What you have to do
Retype the opening lines of the listing below, ending with the line that contains "import altair as alt", and leave out any pictures.
☆ ☆ ☆ ☆
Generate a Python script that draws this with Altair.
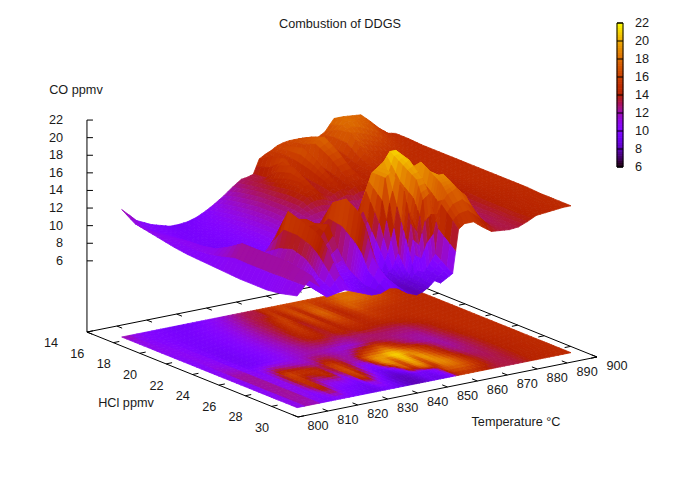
import math
import altair as alt

TEMPERATURE = [805,810,815,818,821,824,827,830,833,836,839,842,845,847,849,851,853,855,857,859,861,864,867,870,873,876,879,882,885,888,891,894,896.6]
HCL = [15.5,16.5,17.5,18.5,19.5,20.5,21.5,22.5,23.5,24.5,25.5,26.5,27.0,27.5,28.8]

CO_H155 = [12.4,10.8,10.0,9.7,9.4,9.4,9.5,9.8,10.3,10.9,11.6,12.4,13.1,13.2,13.4,15.0,15.4,15.7,16.1,16.3,16.4,16.4,16.3,16.0,16.6,17.9,17.9,17.8,17.7,16.8,15.8,15.0,14.8]
CO_H165 = [11.4,10.2,9.9,9.7,9.6,9.7,9.9,10.3,10.8,11.4,12.1,12.8,13.4,13.4,13.6,15.8,14.0,15.8,16.6,14.6,16.6,17.2,15.0,16.0,17.4,18.2,18.0,17.4,16.8,15.8,15.2,14.9,14.8]
CO_H175 = [11.1,10.4,9.8,9.6,9.6,9.8,10.1,10.5,11.1,11.7,12.4,13.1,13.6,14.2,15.6,16.2,13.6,15.6,17.0,13.8,17.2,17.8,14.2,15.6,17.6,16.8,16.4,16.0,15.6,15.2,14.9,14.8,14.7]
CO_H185 = [10.8,10.6,9.7,9.6,9.7,9.9,10.2,10.7,11.3,11.9,12.6,13.2,13.9,14.8,16.0,14.6,13.4,15.2,16.2,13.6,16.4,16.8,14.2,15.0,16.0,15.4,15.2,15.0,14.9,14.8,14.8,14.7,14.7]
CO_H195 = [10.5,10.8,9.6,9.5,9.6,9.9,10.3,10.8,11.4,12.0,12.6,13.3,14.2,15.0,15.2,14.0,13.6,14.6,15.0,14.0,15.2,15.4,14.4,14.8,15.2,15.0,14.8,14.8,14.8,14.8,14.7,14.7,14.7]
CO_H205 = [10.3,10.9,9.5,9.4,9.6,9.9,10.3,10.8,11.4,11.9,12.6,13.3,14.0,14.2,14.2,13.8,13.6,14.0,14.2,13.8,14.2,14.2,14.0,14.0,14.0,14.2,14.4,14.6,14.8,14.8,14.7,14.7,14.7]
CO_H215 = [10.2,11.2,9.5,9.4,9.6,9.9,10.3,10.8,11.4,11.9,12.4,12.8,13.0,13.0,12.8,12.6,12.5,12.6,12.8,12.8,12.9,13.0,13.0,13.0,13.0,13.4,13.8,14.2,14.6,14.7,14.7,14.7,14.7]
CO_H225 = [10.1,12.0,9.6,9.5,9.7,10.1,10.5,11.0,11.6,12.0,12.2,12.0,11.6,11.4,11.3,11.4,11.8,12.4,13.0,13.2,13.0,12.8,12.5,12.4,12.4,13.0,13.6,14.1,14.5,14.7,14.7,14.7,14.7]
CO_H235 = [10.0,13.0,10.0,11.5,13.0,12.6,12.2,11.8,12.0,13.5,13.5,12.5,12.0,12.5,14.0,15.5,16.0,17.0,18.0,16.5,15.0,13.4,12.6,12.2,12.2,12.8,13.4,13.9,14.4,14.6,14.7,14.7,14.7]
CO_H245 = [9.9,13.0,10.2,12.5,16.5,15.4,15.2,14.5,13.0,16.5,14.5,12.0,12.5,17.0,19.0,19.5,20.0,21.0,21.0,20.0,18.5,16.5,14.8,13.2,12.2,12.6,13.2,13.7,14.3,14.5,14.6,14.7,14.7]
CO_H255 = [9.9,13.0,10.4,13.0,16.0,13.0,13.5,15.0,11.5,17.5,14.0,10.5,10.0,14.0,19.0,19.5,16.5,20.0,20.5,17.0,20.0,18.0,15.5,13.5,12.6,12.8,13.2,13.7,14.2,14.4,14.5,14.6,14.7]
CO_H265 = [9.9,13.0,10.4,12.5,15.5,11.5,11.0,11.5,10.0,16.5,12.5,9.5,8.8,9.5,11.0,18.0,15.0,19.0,19.0,15.5,19.0,19.0,17.0,14.5,13.2,13.0,13.3,13.7,14.2,14.4,14.5,14.6,14.6]
CO_H270 = [10.0,13.0,10.3,11.8,15.0,11.0,10.5,10.5,9.6,15.0,11.2,9.0,8.5,9.0,9.6,14.5,13.5,17.0,17.5,14.5,18.5,18.6,17.0,14.8,13.4,13.1,13.3,13.7,14.2,14.4,14.5,14.6,14.6]
CO_H275 = [10.1,12.9,10.2,11.0,14.0,10.5,10.0,9.6,9.2,12.0,10.0,8.6,8.2,8.4,8.8,9.5,9.2,10.0,11.0,16.5,17.5,18.0,17.0,15.0,13.5,13.2,13.4,13.7,14.2,14.4,14.5,14.6,14.6]
CO_H288 = [10.6,12.5,9.8,10.0,10.2,9.8,9.4,9.0,9.0,9.4,9.2,8.4,8.0,8.2,8.6,9.2,8.8,9.2,9.6,14.5,15.0,15.0,14.2,13.5,13.4,13.3,13.4,13.8,14.3,14.4,14.5,14.6,14.6]
CO = [CO_H155,CO_H165,CO_H175,CO_H185,CO_H195,CO_H205,CO_H215,CO_H225,CO_H235,CO_H245,CO_H255,CO_H265,CO_H270,CO_H275,CO_H288]

T_TICKS = list(range(800, 901, 10))
H_TICKS = list(range(14, 31, 2))
Z_TICKS = list(range(6, 23, 2))
CB_TICKS = list(range(6, 23, 2))

Z_BASE = -2.09


def proj(t, h, z=Z_BASE):
    return (round(290 + 2.99 * (t - 800) + 13.19 * (h - 30), 2),
            round(409 - 0.6 * (t - 800) + 5.31 * (h - 30) - 8.8 * (z - Z_BASE), 2))


def poly(pts, value):
    ring = [list(p) for p in pts] + [list(pts[0])]
    return {"type": "Feature", "properties": {"z": value},
            "geometry": {"type": "Polygon", "coordinates": [ring]}}


def seg(a, b):
    return {"type": "Feature", "properties": {},
            "geometry": {"type": "LineString", "coordinates": [list(a), list(b)]}}


# Shading like gnuplot's "pm3d interpolate": each measured mesh cell is painted in
# a few flat strips so the colour can grade across the cell. Depth-sorted, back first.
SUB_T, SUB_H = 2, 3
cells = []
for i in range(len(HCL) - 1):
    for j in range(len(TEMPERATURE) - 1):
        for a in range(SUB_T):
            for b in range(SUB_H):
                u0, u1 = a / SUB_T, (a + 1) / SUB_T
                v0, v1 = b / SUB_H, (b + 1) / SUB_H
                def at(u, v):
                    t = TEMPERATURE[j] + u * (TEMPERATURE[j + 1] - TEMPERATURE[j])
                    h = HCL[i] + v * (HCL[i + 1] - HCL[i])
                    z = (CO[i][j] * (1 - u) * (1 - v) + CO[i][j + 1] * u * (1 - v)
                         + CO[i + 1][j] * (1 - u) * v + CO[i + 1][j + 1] * u * v)
                    return t, h, z
                corners = [at(u0, v0), at(u1, v0), at(u1, v1), at(u0, v1)]
                mean = sum(c[2] for c in corners) / 4
                depth = sum(proj(c[0], c[1])[1] for c in corners) / 4
                cells.append((depth, corners, round(mean, 2)))
cells.sort(key=lambda c: c[0])
surface = [poly([proj(*c) for c in corners], m) for _, corners, m in cells]
base = [poly([proj(c[0], c[1]) for c in corners], m) for _, corners, m in cells]

# Frame and ticks
lines = [seg(proj(800, 14), proj(900, 14)), seg(proj(800, 30), proj(900, 30)),
         seg(proj(800, 14), proj(800, 30)), seg(proj(900, 14), proj(900, 30)),
         seg(proj(800, 14), proj(800, 14, 22))]
for t in T_TICKS:
    lines.append(seg(proj(t, 30), proj(t, 29.6)))
    lines.append(seg(proj(t, 14), proj(t, 14.4)))
for h in H_TICKS:
    lines.append(seg(proj(800, h), proj(802, h)))
    lines.append(seg(proj(900, h), proj(898, h)))
for z in Z_TICKS:
    a = proj(800, 14, z)
    lines.append(seg(a, (a[0] + 6, a[1])))

# Colour bar
CB_X0, CB_X1, CB_TOP, CB_BOTTOM = 609, 615, 15, 159


def cb_y(v):
    return CB_BOTTOM - (v - 6) / 16 * (CB_BOTTOM - CB_TOP)


STEP = 0.25
colorbar = []
v = 6.0
while v < 22:
    colorbar.append(poly([(CB_X0, cb_y(v)), (CB_X1, cb_y(v)),
                          (CB_X1, cb_y(v + STEP)), (CB_X0, cb_y(v + STEP))], v + STEP / 2))
    v += STEP
cb_lines = [seg((CB_X0, CB_TOP), (CB_X1, CB_TOP)), seg((CB_X0, CB_BOTTOM), (CB_X1, CB_BOTTOM)),
            seg((CB_X0, CB_TOP), (CB_X0, CB_BOTTOM)), seg((CB_X1, CB_TOP), (CB_X1, CB_BOTTOM))]
for v in CB_TICKS:
    cb_lines.append(seg((CB_X0, cb_y(v)), (CB_X1, cb_y(v))))


def palette(x):
    r = math.sqrt(x)
    g = x ** 3
    b = max(0.0, math.sin(2 * math.pi * x))
    return "#%02x%02x%02x" % (round(r * 255), round(g * 255), round(b * 255))


STOPS = [palette(k / 48) for k in range(49)]
color_scale = alt.Scale(domain=[6, 22], range=STOPS, clamp=True)
PROJECTION = dict(type="identity", scale=1, translate=[0, 0])


def shapes(features):
    return (alt.Chart(alt.Data(values=features))
            .mark_geoshape(strokeWidth=0.8)
            .encode(color=alt.Color("properties.z:Q", scale=color_scale, legend=None),
                    stroke=alt.Stroke("properties.z:Q", scale=color_scale, legend=None))
            .project(**PROJECTION))


def outline(features):
    return (alt.Chart(alt.Data(values=features))
            .mark_geoshape(filled=False, stroke="#000000", strokeWidth=1)
            .project(**PROJECTION))


def texts(rows, align):
    return (alt.Chart(alt.Data(values=rows))
            .mark_text(font="Liberation Sans", fontSize=12.7, color="#1a1a1a", align=align, baseline="middle")
            .encode(longitude="lon:Q", latitude="lat:Q", text="label:N")
            .project(**PROJECTION))


center_rows = [{"lon": proj(t, 30)[0] + 20, "lat": proj(t, 30)[1] + 9, "label": str(t)} for t in T_TICKS]
center_rows += [{"lon": proj(800, h)[0] - 36, "lat": proj(800, h)[1] + 11, "label": str(h)} for h in H_TICKS]
center_rows += [{"lon": 332, "lat": 16, "label": "Combustion of DDGS"},
                {"lon": 68, "lat": 82, "label": "CO ppmv"},
                {"lon": 118, "lat": 395, "label": "HCl ppmv"},
                {"lon": 508, "lat": 414, "label": "Temperature °C"}]
right_rows = [{"lon": 55, "lat": proj(800, 14, z)[1], "label": str(z)} for z in Z_TICKS]
left_rows = [{"lon": 627, "lat": cb_y(v), "label": str(v)} for v in CB_TICKS]

chart = alt.layer(
    outline(lines),
    shapes(base),
    shapes(surface),
    shapes(colorbar),
    outline(cb_lines),
    texts(center_rows, "center"),
    texts(right_rows, "right"),
    texts(left_rows, "left"),
).properties(width=669, height=463, padding=0,
             autosize=alt.AutoSizeParams(type="none")).configure_view(stroke=None)

chart.save("out.html", embed_options={"renderer": "svg", "actions": False})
☆ ☆ ☆ ☆
Solution for this exercise
Generate a Python script that draws this with Altair.
import math
import altair as alt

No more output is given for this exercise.